As a pastor, I have had the privilege to be invited into the lives of many families throughout my ministry. I’ve celebrated in many births, baptisms, weddings, birthdays, and anniversaries. Likewise, I’ve grieved the death of infants, small children, adolescents, and others at all stages of life. I’ve held hands with those suffering from any number of serious illnesses. I’ve even sat in courtrooms with church friends who have been wronged by individuals who acted most wickedly. Life’s unfairness has often left me despairing.


If you believe that life isn’t fair, you are not alone. I struggle with the unfairness of this world. I don’t blame God, because God didn’t make it this way. We did. We humans have used our free will to corrupt this world, creating lives that are not fair. Our world has become twisted almost unrecognizably.


The only thing in this world that is fair, is that it is unfair for all of us. No matter how caring, or cruel, each one of us will experience unfairness more than once in our lives. Part of what makes the unfairness sting is that while we are going through it, we often assume others are above it. What helps take away some of the sting is the reality that we are all victims of unfairness.

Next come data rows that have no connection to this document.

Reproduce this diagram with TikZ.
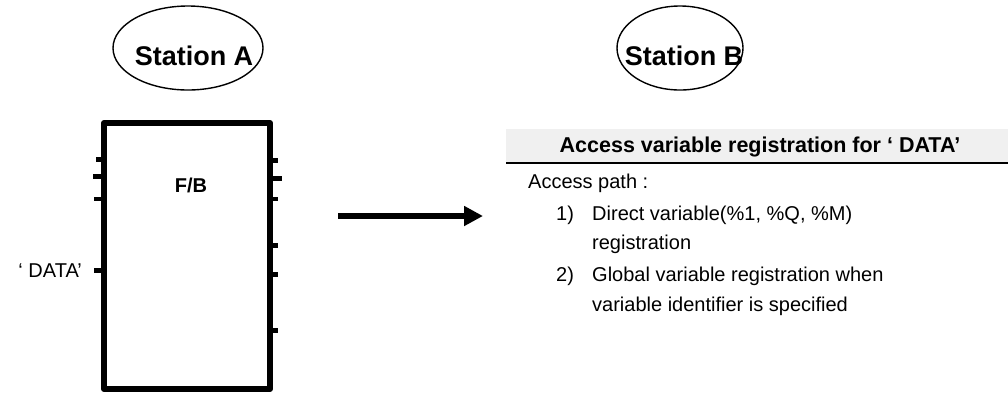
\documentclass[tikz,border=0pt]{standalone}
\usepackage{fontspec}
\setmainfont{Liberation Sans}
\usetikzlibrary{shapes.geometric,arrows.meta}
\definecolor{bandgray}{RGB}{240,240,240}
\tikzset{
  stationell/.style={draw, line width=1.4pt, ellipse, inner sep=0pt},
  stationtxt/.style={anchor=base, inner sep=0pt, font=\fontsize{27}{32}\selectfont\bfseries},
  fbbox/.style={draw, line width=6pt, line join=round, rectangle, inner sep=0pt},
  pinline/.style={line width=5pt, line cap=butt},
  thinpin/.style={line width=4pt, line cap=butt},
  bodytxt/.style={anchor=base west, inner sep=0pt, font=\fontsize{20}{24}\selectfont},
  bigarrow/.style={line width=5.5pt, -{Triangle[length=19pt,width=19pt]}},
}
\begin{document}
\begin{tikzpicture}[x=1pt,y=-1pt]
\useasboundingbox (0,0) rectangle (1008,392);
% stations
\node[stationell, minimum width=150pt, minimum height=84pt] (staA) at (188,48) {};
\node[stationtxt] (staAtxt) at (194,65) {Station A};
\node[stationell, minimum width=126pt, minimum height=84pt] (staB) at (680,48) {};
\node[stationtxt] (staBtxt) at (684,65) {Station B};
% function block
\node[fbbox, minimum width=166pt, minimum height=266pt] (fb) at (187,256) {};
\node[anchor=base, inner sep=0pt, font=\fontsize{20}{24}\selectfont\bfseries] (fbtxt) at (191,192) {F/B};
% left pins
\draw[pinline] (104,159) -- (96,159);
\draw[pinline] (104,176) -- (93,176);
\draw[thinpin] (104,199) -- (94,199);
\draw[pinline] (104,270) -- (94,270);
% right pins
\draw[pinline] (270,160) -- (278,160);
\draw[pinline] (270,178) -- (282,178);
\draw[thinpin] (270,199) -- (278,199);
\draw[pinline] (270,245) -- (278,245);
\draw[pinline] (270,274) -- (278,274);
\draw[pinline] (270,330) -- (278,330);
\node[anchor=base east, inner sep=0pt, font=\fontsize{20}{24}\selectfont] (datalbl) at (82,277) {‘ DATA’};
% arrow
\coordinate (arrS) at (338,216);
\coordinate (arrE) at (483,216);
\draw[bigarrow] (arrS) -- (arrE);
% header band
\fill[bandgray] (506,129) rectangle (1008,163);
\draw[line width=2pt] (506,163) -- (1008,163);
\node[anchor=base, inner sep=0pt, font=\fontsize{21.5}{25}\selectfont\bfseries] (hdr) at (760,152) {Access variable registration for ‘ DATA’};
% body text
\node[bodytxt] (ap) at (528,188) {Access path :};
\node[bodytxt] (n1) at (556,220) {1)};
\node[bodytxt] (t1a) at (592,220) {Direct variable(\%1, \%Q, \%M)};
\node[bodytxt] (t1b) at (592,249) {registration};
\node[bodytxt] (n2) at (556,281) {2)};
\node[bodytxt] (t2a) at (592,281) {Global variable registration when};
\node[bodytxt] (t2b) at (592,311) {variable identifier is specified};
\end{tikzpicture}
\end{document}
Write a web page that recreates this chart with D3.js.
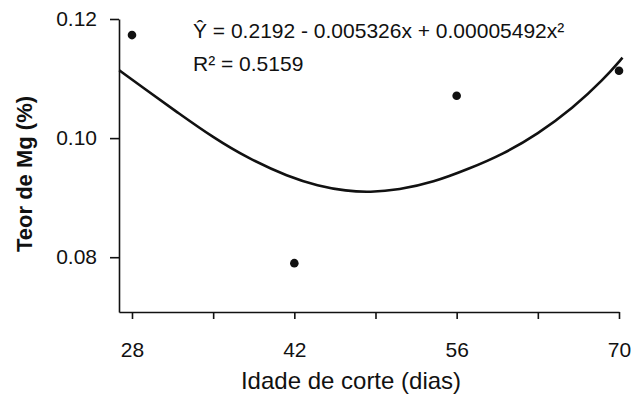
<!DOCTYPE html>
<html>
<head>
<meta charset="utf-8">
<script src="https://cdn.jsdelivr.net/npm/d3@7"></script>
<style>
  body { margin: 0; background: #fff; }
  svg { display: block; font-family: "Liberation Sans", Arial, sans-serif; }
</style>
</head>
<body>
<figure id="chart" style="margin:0"></figure>
<script>
// observed values
const ages = [28, 42, 56, 70];
const mgValues = [0.1173, 0.0790, 0.1071, 0.1113];

// fitted curve
const fitAges = [26.9, 29, 32, 35, 38, 41.5, 44, 46.5, 48.5, 51, 54, 57, 60, 63, 66, 68.7, 70.3];
const fitValues = [0.1114, 0.1084, 0.1042, 0.1001, 0.0966, 0.0935, 0.0920, 0.0911, 0.0909, 0.0913, 0.0926, 0.0948, 0.0973, 0.1007, 0.1050, 0.1099, 0.1135];

const xTicks = [28, 35, 42, 49, 56, 63, 70];
const xTickLabels = [28, 42, 56, 70];
const yTicks = [0.08, 0.10, 0.12];

const equationText = "Ŷ = 0.2192 - 0.005326x + 0.00005492x²";
const r2Text = "R² = 0.5159";

const width = 635, height = 396;
const margin = { top: 19, right: 16, bottom: 84, left: 119 };

const svg = d3.select("figure#chart")
  .append("svg")
  .attr("width", width)
  .attr("height", height);

const x = d3.scaleLinear()
  .domain([26.88, 70])
  .range([margin.left, width - margin.right]);

const y = d3.scaleLinear()
  .domain([0.0708, 0.12])
  .range([height - margin.bottom, margin.top]);

// Axes
const xAxis = svg.append("g")
  .attr("transform", "translate(0," + (height - margin.bottom) + ")")
  .call(d3.axisBottom(x)
    .tickValues(xTicks)
    .tickSize(7)
    .tickSizeOuter(0)
    .tickPadding(23)
    .tickFormat(d => xTickLabels.includes(d) ? d : ""));

const yAxis = svg.append("g")
  .attr("transform", "translate(" + margin.left + ",0)")
  .call(d3.axisLeft(y)
    .tickValues(yTicks)
    .tickSize(9)
    .tickSizeOuter(0)
    .tickPadding(13)
    .tickFormat(d3.format(".2f")));

[xAxis, yAxis].forEach(g => {
  g.select(".domain").attr("stroke", "#111").attr("stroke-width", 1.6);
  g.selectAll(".tick line").attr("stroke", "#111").attr("stroke-width", 1.6);
  g.selectAll(".tick text")
    .attr("fill", "#111")
    .style("font-size", "21px");
});

// Axis titles
svg.append("text")
  .attr("x", 351)
  .attr("y", 389)
  .attr("text-anchor", "middle")
  .style("font-size", "24px")
  .attr("fill", "#111")
  .text("Idade de corte (dias)");

svg.append("text")
  .attr("transform", "translate(32,174)rotate(-90)")
  .attr("text-anchor", "middle")
  .style("font-size", "22px")
  .style("font-weight", "bold")
  .attr("fill", "#111")
  .text("Teor de Mg (%)");

// Fitted curve
const line = d3.line()
  .x(d => x(d))
  .y((d, i) => y(fitValues[i]))
  .curve(d3.curveBasis);

svg.append("path")
  .datum(fitAges)
  .attr("d", line)
  .attr("fill", "none")
  .attr("stroke", "#111")
  .attr("stroke-width", 2.6);

// Points
svg.selectAll(".point")
  .data(ages)
  .enter()
  .append("circle")
  .attr("class", "point")
  .attr("cx", d => x(d))
  .attr("cy", (d, i) => y(mgValues[i]))
  .attr("r", 4.3)
  .attr("fill", "#111");

// Equation
svg.append("text")
  .attr("x", 193)
  .attr("y", 38)
  .style("font-size", "21px")
  .attr("fill", "#111")
  .text(equationText);

svg.append("text")
  .attr("x", 193)
  .attr("y", 71)
  .style("font-size", "21px")
  .attr("fill", "#111")
  .text(r2Text);
</script>
</body>
</html>
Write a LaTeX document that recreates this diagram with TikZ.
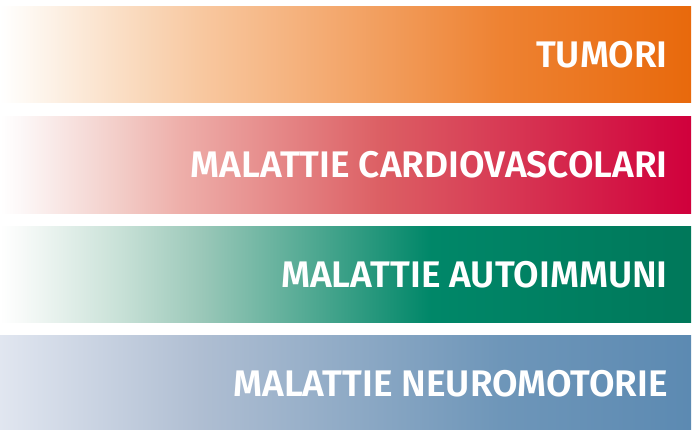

Today, step back from your life long enough to reflect on the bitterness you feel due to the unfairness you have had to endure. Ask God to scrub your soul clean of the bitterness that was infecting your soul. You are not alone in unfairness. The difference between generally happy people and those who live in resentment, is how we deal with life’s unfairness. Let unfairness roll off you, so you can move forward in faith. Don’t let life’s unfairness corrode God’s call for your life.